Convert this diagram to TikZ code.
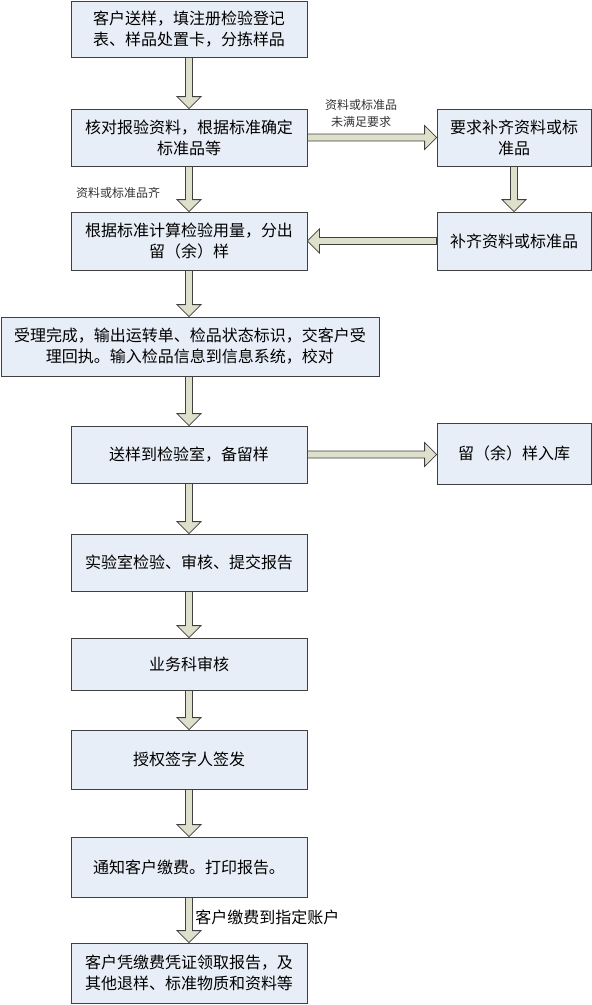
\documentclass[tikz,border=0pt]{standalone}
\usepackage{fontspec}
\usepackage{xcolor}
\usepackage{tikz}
\usetikzlibrary{
    positioning,
    calc
}
\newfontfamily\cjk{Noto Sans CJK SC}
\definecolor{boxFill}{RGB}{232, 238, 247}
\definecolor{boxLine}{RGB}{64, 64, 64}
\definecolor{arrowFill}{RGB}{223, 224, 203}

\tikzset{
    procbox/.style={draw=boxLine, fill=boxFill, thick, align=center, inner sep=0pt,
        font=\cjk\fontsize{16}{21}\selectfont},
    wide/.style={minimum width=236pt},
    side/.style={minimum width=154pt},
    note/.style={align=center, inner sep=0pt, text=black!80,
        font=\cjk\fontsize{12}{17}\selectfont},
    fatarrowline/.style={draw=boxLine, fill=arrowFill, line width=0.8pt, line join=miter}
}
% thick outlined arrow between two named points
\newcommand{\fatarrow}[2]{%
    \coordinate (fa-h) at ($(#2)!12pt!(#1)$);
    \draw[fatarrowline]
        ($(#1)!3.5pt!90:(#2)$) -- ($(fa-h)!3.5pt!90:(#2)$) -- ($(fa-h)!12pt!90:(#2)$)
        -- (#2) -- ($(fa-h)!12pt!-90:(#2)$) -- ($(fa-h)!3.5pt!-90:(#2)$)
        -- ($(#1)!3.5pt!-90:(#2)$) -- cycle;}

\begin{document}
\begin{tikzpicture}[x=1pt, y=-1pt]
    \useasboundingbox (0,0) rectangle (592,1005);

    % main column
    \node[procbox, wide, minimum height=56pt] (recv) at (189,29) {客户送样，填注册检验登记\\表、样品处置卡，分拣样品};
    \node[procbox, wide, minimum height=57pt] (check) at (189,137.5) {核对报验资料，根据标准确定\\标准品等};
    \node[procbox, wide, minimum height=58pt] (calc) at (189,241) {根据标准计算检验用量，分出\\留（余）样};
    \node[procbox, minimum width=378pt, minimum height=59pt] (accept) at (190,346.5) {受理完成，输出运转单、检品状态标识，交客户受\\理回执。输入检品信息到信息系统，校对};
    \node[procbox, wide, minimum height=57pt] (send) at (189,454.5) {送样到检验室，备留样};
    \node[procbox, wide, minimum height=57pt] (lab) at (189,562.5) {实验室检验、审核、提交报告};
    \node[procbox, wide, minimum height=52pt] (review) at (189,664) {业务科审核};
    \node[procbox, wide, minimum height=59pt] (sign) at (189,759.5) {授权签字人签发};
    \node[procbox, wide, minimum height=60pt] (notify) at (189,867) {通知客户缴费。打印报告。};
    \node[procbox, wide, minimum height=60pt] (collect) at (189,973) {客户凭缴费凭证领取报告，及\\其他退样、标准物质和资料等};

    % side column
    \node[procbox, side, minimum height=57pt] (ask) at (514,137.5) {要求补齐资料或标\\准品};
    \node[procbox, side, minimum height=58pt] (supply) at (514,241) {补齐资料或标准品};
    \node[procbox, side, minimum height=61pt] (store) at (514,453.5) {留（余）样入库};

    % labels
    \node[note] (lbl-miss) at (361,113) {资料或标准品\\未满足要求};
    \node[note] (lbl-ok) at (118,193) {资料或标准品齐};
    \node[procbox, draw=none, fill=none, anchor=west] (lbl-pay) at (195,917) {客户缴费到指定账户};

    % connectors
    \fatarrow{recv.south}{check.north}
    \fatarrow{check.south}{calc.north}
    \fatarrow{check.east}{ask.west}
    \fatarrow{ask.south}{supply.north}
    \fatarrow{supply.west}{calc.east}
    \fatarrow{calc.south}{accept.north -| calc.south}
    \fatarrow{accept.south -| send.north}{send.north}
    \fatarrow{send.east}{store.west |- send.east}
    \fatarrow{send.south}{lab.north}
    \fatarrow{lab.south}{review.north}
    \fatarrow{review.south}{sign.north}
    \fatarrow{sign.south}{notify.north}
    \fatarrow{notify.south}{collect.north}
\end{tikzpicture}
\end{document}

**WORK INSTRUCTIONS**.
Would you return the data exactly as written, without the pictures?

**SOLUTION TO THIS EXERCISE**.
Convert this diagram to TikZ code.
\documentclass[tikz,border=0pt]{standalone}
\usepackage{fontspec}
\usepackage{xcolor}
\usepackage{tikz}
\usetikzlibrary{
    positioning,
    calc
}
\newfontfamily\cjk{Noto Sans CJK SC}
\definecolor{boxFill}{RGB}{232, 238, 247}
\definecolor{boxLine}{RGB}{64, 64, 64}
\definecolor{arrowFill}{RGB}{223, 224, 203}

\tikzset{
    procbox/.style={draw=boxLine, fill=boxFill, thick, align=center, inner sep=0pt,
        font=\cjk\fontsize{16}{21}\selectfont},
    wide/.style={minimum width=236pt},
    side/.style={minimum width=154pt},
    note/.style={align=center, inner sep=0pt, text=black!80,
        font=\cjk\fontsize{12}{17}\selectfont},
    fatarrowline/.style={draw=boxLine, fill=arrowFill, line width=0.8pt, line join=miter}
}
% thick outlined arrow between two named points
\newcommand{\fatarrow}[2]{%
    \coordinate (fa-h) at ($(#2)!12pt!(#1)$);
    \draw[fatarrowline]
        ($(#1)!3.5pt!90:(#2)$) -- ($(fa-h)!3.5pt!90:(#2)$) -- ($(fa-h)!12pt!90:(#2)$)
        -- (#2) -- ($(fa-h)!12pt!-90:(#2)$) -- ($(fa-h)!3.5pt!-90:(#2)$)
        -- ($(#1)!3.5pt!-90:(#2)$) -- cycle;}

\begin{document}
\begin{tikzpicture}[x=1pt, y=-1pt]
    \useasboundingbox (0,0) rectangle (592,1005);

    % main column
    \node[procbox, wide, minimum height=56pt] (recv) at (189,29) {客户送样，填注册检验登记\\表、样品处置卡，分拣样品};
    \node[procbox, wide, minimum height=57pt] (check) at (189,137.5) {核对报验资料，根据标准确定\\标准品等};
    \node[procbox, wide, minimum height=58pt] (calc) at (189,241) {根据标准计算检验用量，分出\\留（余）样};
    \node[procbox, minimum width=378pt, minimum height=59pt] (accept) at (190,346.5) {受理完成，输出运转单、检品状态标识，交客户受\\理回执。输入检品信息到信息系统，校对};
    \node[procbox, wide, minimum height=57pt] (send) at (189,454.5) {送样到检验室，备留样};
    \node[procbox, wide, minimum height=57pt] (lab) at (189,562.5) {实验室检验、审核、提交报告};
    \node[procbox, wide, minimum height=52pt] (review) at (189,664) {业务科审核};
    \node[procbox, wide, minimum height=59pt] (sign) at (189,759.5) {授权签字人签发};
    \node[procbox, wide, minimum height=60pt] (notify) at (189,867) {通知客户缴费。打印报告。};
    \node[procbox, wide, minimum height=60pt] (collect) at (189,973) {客户凭缴费凭证领取报告，及\\其他退样、标准物质和资料等};

    % side column
    \node[procbox, side, minimum height=57pt] (ask) at (514,137.5) {要求补齐资料或标\\准品};
    \node[procbox, side, minimum height=58pt] (supply) at (514,241) {补齐资料或标准品};
    \node[procbox, side, minimum height=61pt] (store) at (514,453.5) {留（余）样入库};

    % labels
    \node[note] (lbl-miss) at (361,113) {资料或标准品\\未满足要求};
    \node[note] (lbl-ok) at (118,193) {资料或标准品齐};
    \node[procbox, draw=none, fill=none, anchor=west] (lbl-pay) at (195,917) {客户缴费到指定账户};

    % connectors
    \fatarrow{recv.south}{check.north}
    \fatarrow{check.south}{calc.north}
    \fatarrow{check.east}{ask.west}
    \fatarrow{ask.south}{supply.north}
    \fatarrow{supply.west}{calc.east}
    \fatarrow{calc.south}{accept.north -| calc.south}
    \fatarrow{accept.south -| send.north}{send.north}
    \fatarrow{send.east}{store.west |- send.east}
    \fatarrow{send.south}{lab.north}
    \fatarrow{lab.south}{review.north}
    \fatarrow{review.south}{sign.north}
    \fatarrow{sign.south}{notify.north}
    \fatarrow{notify.south}{collect.north}
\end{tikzpicture}
\end{document}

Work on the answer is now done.